Today, she envisions Fort York and tree-lined Garrison Common to the west as a meeting place for some 20,000 new condo and townhouse residents who will settle around the site in coming years.

"It's going to be the centre of something again. My dream for Fort York is that people in the neighbourhood start to cherish it the way people cherish Riverdale Farm."

Aside from connecting locals to the site, the pedestrian bridge was intended as a showpiece for next summer's bicentennial.

"The point was to make this a more open and inviting space so that when the eyes of North America are upon it – and trust me, there are many in the U.S. who are planning on coming up for the celebration – it's not just one of things that you pass by," says councillor Mike Layton, a key proponent of the bridge whose ward encompasses Fort York.

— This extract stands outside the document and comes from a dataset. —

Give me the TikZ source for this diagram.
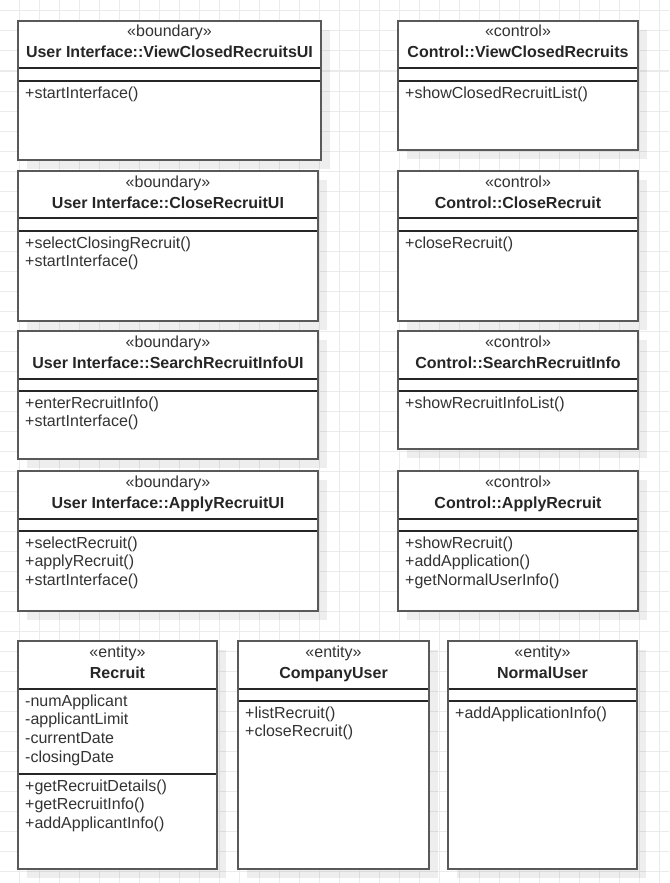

If city council does not approve the construction bid this week – a bid that Mr. Layton has now sweetened with several cost-saving ideas – the project may be dead in the water. Metrolinx, which operates the tracks beneath the would-be bridge, had granted the city a brief window for construction. New bridge plans would mean fresh negotiations with Metrolinx, a move that would delay the bridge's completion years past the bicentennial.

While heritage preservationists like Mr. Otto recognize council must be responsible with the public purse, he reminds them that they're "city building."

"You don't sell the fort simply as a quaint and curious place for Grade 7s to visit. On that basis, it would be very expensive. You sell it as the heart of the city."